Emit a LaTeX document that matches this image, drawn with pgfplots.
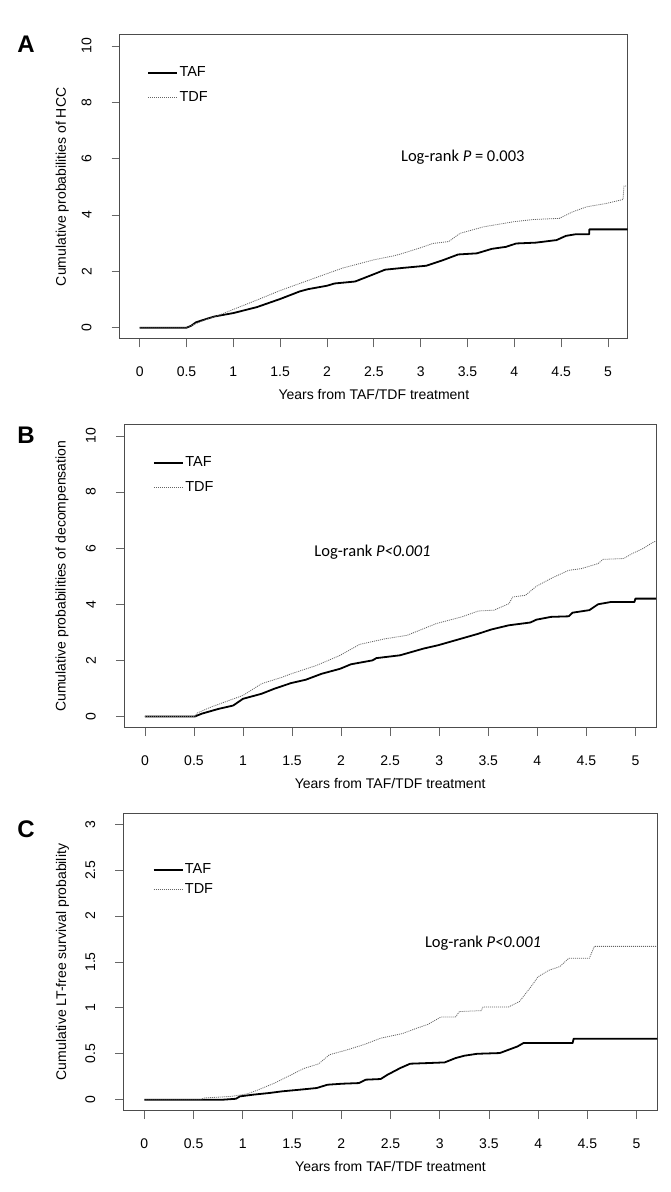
\documentclass[border=0pt]{standalone}
\usepackage{fontspec}
\setmainfont{Liberation Sans}
\newfontfamily\calibri{Carlito}
\usepackage{pgfplots}
\pgfplotsset{compat=1.18}

\newcommand\ticksize{\fontsize{14}{16}\selectfont}
\newcommand\labsize{\fontsize{14}{16}\selectfont}
\newcommand\legsize{\fontsize{14.5}{17}\selectfont}
\newcommand\pfont{\calibri\fontsize{16.5}{20}\selectfont}

\definecolor{tdfgray}{RGB}{100,100,100}

\pgfplotsset{
  rplot/.style={
    scale only axis,
    xmin=-0.21, xmax=5.21,
    xtick={0,0.5,1,1.5,2,2.5,3,3.5,4,4.5,5},
    xticklabels={0,0.5,1,1.5,2,2.5,3,3.5,4,4.5,5},
    tick align=outside,
    xtick pos=left, ytick pos=left,
    major tick length=8.5pt,
    tick style={draw=black!60, line width=0.8pt},
    axis line style={draw=black!70, line width=1pt},
    tick label style={font=\ticksize, inner sep=0pt},
    xticklabel style={anchor=north},
    yticklabel style={rotate=90, anchor=south},
    xticklabel shift=19.3pt,
    yticklabel shift=19.8pt,
    label style={font=\labsize},
    xlabel={Years from TAF/TDF treatment},
    xlabel style={at={([yshift=-55.5pt]axis description cs:0.5,0)}, anchor=center},
    legend style={draw=none, fill=none, font=\legsize, inner sep=0pt,
      nodes={inner sep=1.5pt}, anchor=west},
    legend cell align=left,
    legend image code/.code={\draw[#1] (0pt,0pt) -- (29pt,0pt);},
  },
  taf/.style={black, line width=1.8pt, line join=round},
  tdf/.style={tdfgray, line width=0.8pt, dash pattern=on 1pt off 1pt},
}

\begin{document}
\begin{tikzpicture}
\useasboundingbox (0,0) rectangle (671pt,1192pt);

% ---------------- Panel A ----------------
\begin{axis}[rplot,
  at={(120pt,853pt)}, anchor=south west,
  width=507.7pt, height=304.3pt,
  ymin=-0.4, ymax=10.4,
  ytick={0,2,4,6,8,10}, yticklabels={0,2,4,6,8,10},
  ylabel={Cumulative probabilities of HCC},
  ylabel style={at={([xshift=-57.7pt]axis description cs:0,0.5)}, anchor=center},
  legend style={at={(axis description cs:0.0532,0.834)}, row sep=10.6pt},
]
\addplot[taf] coordinates {
 (0,0) (0.5,0) (0.55,0.07) (0.6,0.19) (0.71,0.31) (0.8,0.40) (1.0,0.52)
 (1.25,0.73) (1.5,1.02) (1.71,1.29) (1.8,1.37) (2.0,1.49) (2.08,1.57)
 (2.3,1.64) (2.5,1.90) (2.62,2.06) (2.8,2.12) (3.06,2.20) (3.24,2.40)
 (3.40,2.60) (3.6,2.64) (3.76,2.80) (3.91,2.87) (4.02,2.99) (4.23,3.02)
 (4.45,3.11) (4.55,3.26) (4.66,3.32) (4.80,3.32) (4.80,3.49) (5.21,3.49)
};
\addlegendentry{TAF}
\addplot[tdf] coordinates {
 (0,0) (0.5,0) (0.55,0.08) (0.7,0.28) (0.85,0.45) (1.0,0.65) (1.25,0.98)
 (1.5,1.32) (1.75,1.62) (2.0,1.92) (2.17,2.12) (2.5,2.41) (2.71,2.55)
 (2.78,2.61) (3.0,2.84) (3.13,2.99) (3.3,3.06) (3.42,3.35) (3.67,3.58)
 (3.99,3.76) (4.2,3.84) (4.48,3.88) (4.62,4.11) (4.77,4.29) (4.98,4.41)
 (5.16,4.55) (5.17,5.03) (5.21,5.03)
};
\addlegendentry{TDF}
\node[font=\pfont] at (axis cs:3.45,6.06) {Log-rank \textit{P} = 0.003};
\end{axis}

% ---------------- Panel B ----------------
\begin{axis}[rplot,
  at={(124.3pt,464.3pt)}, anchor=south west,
  width=531.7pt, height=303pt,
  ymin=-0.4, ymax=10.4,
  ytick={0,2,4,6,8,10}, yticklabels={0,2,4,6,8,10},
  ylabel={Cumulative probabilities of decompensation},
  ylabel style={at={([xshift=-62.2pt]axis description cs:0,0.5)}, anchor=center},
  legend style={at={(axis description cs:0.0536,0.834)}, row sep=10pt},
]
\addplot[taf] coordinates {
 (0,0) (0.51,0) (0.58,0.10) (0.75,0.27) (0.90,0.39) (1.0,0.63) (1.19,0.81)
 (1.32,0.99) (1.49,1.19) (1.64,1.31) (1.80,1.52) (1.99,1.70) (2.10,1.86)
 (2.32,2.00) (2.36,2.08) (2.60,2.18) (2.84,2.42) (2.99,2.54) (3.19,2.74)
 (3.40,2.95) (3.53,3.10) (3.71,3.25) (3.93,3.35) (3.99,3.45) (4.14,3.55)
 (4.32,3.57) (4.36,3.70) (4.53,3.79) (4.62,4.00) (4.75,4.08) (4.99,4.08)
 (5.0,4.20) (5.21,4.20)
};
\addlegendentry{TAF}
\addplot[tdf] coordinates {
 (0,0) (0.51,0) (0.53,0.12) (0.67,0.33) (0.88,0.60) (1.0,0.75) (1.19,1.17)
 (1.40,1.40) (1.49,1.52) (1.75,1.82) (1.99,2.18) (2.19,2.57) (2.45,2.77)
 (2.67,2.89) (2.97,3.31) (3.23,3.55) (3.40,3.76) (3.56,3.79) (3.71,4.02)
 (3.75,4.26) (3.88,4.32) (3.99,4.64) (4.14,4.92) (4.32,5.21) (4.45,5.27)
 (4.62,5.45) (4.67,5.60) (4.88,5.63) (4.97,5.81) (5.08,5.99) (5.17,6.19)
 (5.21,6.25)
};
\addlegendentry{TDF}
\node[font=\pfont] at (axis cs:2.32,5.86) {Log-rank \textit{P<0.001}};
\end{axis}

% ---------------- Panel C ----------------
\begin{axis}[rplot,
  at={(123.7pt,81.3pt)}, anchor=south west,
  width=533.6pt, height=297.4pt,
  ymin=-0.12, ymax=3.12,
  ytick={0,0.5,1,1.5,2,2.5,3}, yticklabels={0,0.5,1,1.5,2,2.5,3},
  ylabel={Cumulative LT-free survival probability},
  ylabel style={at={([xshift=-61.1pt]axis description cs:0,0.5)}, anchor=center},
  legend style={at={(axis description cs:0.0538,0.778)}, row sep=4.9pt},
]
\addplot[taf] coordinates {
 (0,0) (0.80,0) (0.93,0.01) (0.97,0.036) (1.10,0.054) (1.27,0.073)
 (1.40,0.091) (1.58,0.109) (1.75,0.127) (1.86,0.163) (2.01,0.174)
 (2.18,0.181) (2.25,0.218) (2.40,0.225) (2.47,0.272) (2.60,0.345)
 (2.70,0.392) (2.88,0.399) (3.05,0.406) (3.16,0.453) (3.25,0.479)
 (3.38,0.50) (3.61,0.508) (3.70,0.544) (3.79,0.58) (3.85,0.617)
 (4.35,0.617) (4.36,0.664) (5.21,0.664)
};
\addlegendentry{TAF}
\addplot[tdf] coordinates {
 (0,0) (0.58,0) (0.60,0.018) (0.88,0.036) (1.04,0.062) (1.14,0.10)
 (1.32,0.18) (1.49,0.27) (1.62,0.34) (1.77,0.39) (1.88,0.49) (2.05,0.54)
 (2.23,0.60) (2.40,0.67) (2.62,0.72) (2.77,0.78) (2.88,0.82) (3.01,0.90)
 (3.16,0.90) (3.20,0.96) (3.42,0.97) (3.44,1.01) (3.70,1.01) (3.81,1.07)
 (3.92,1.22) (4.00,1.34) (4.11,1.41) (4.22,1.45) (4.31,1.54) (4.52,1.54)
 (4.57,1.67) (5.21,1.67)
};
\addlegendentry{TDF}
\node[font=\pfont] at (axis cs:3.44,1.705) {Log-rank \textit{P<0.001}};
\end{axis}

% panel letters
\node[font=\fontsize{24}{26}\selectfont\bfseries] at (26pt,1147.3pt) {A};
\node[font=\fontsize{24}{26}\selectfont\bfseries] at (26pt,756.7pt) {B};
\node[font=\fontsize{24}{26}\selectfont\bfseries] at (26pt,363.2pt) {C};
\end{tikzpicture}
\end{document}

•••

In the listing above, how many lines include the word "image"? Answer with the number and nothing more.

_Result of the exercise_: 2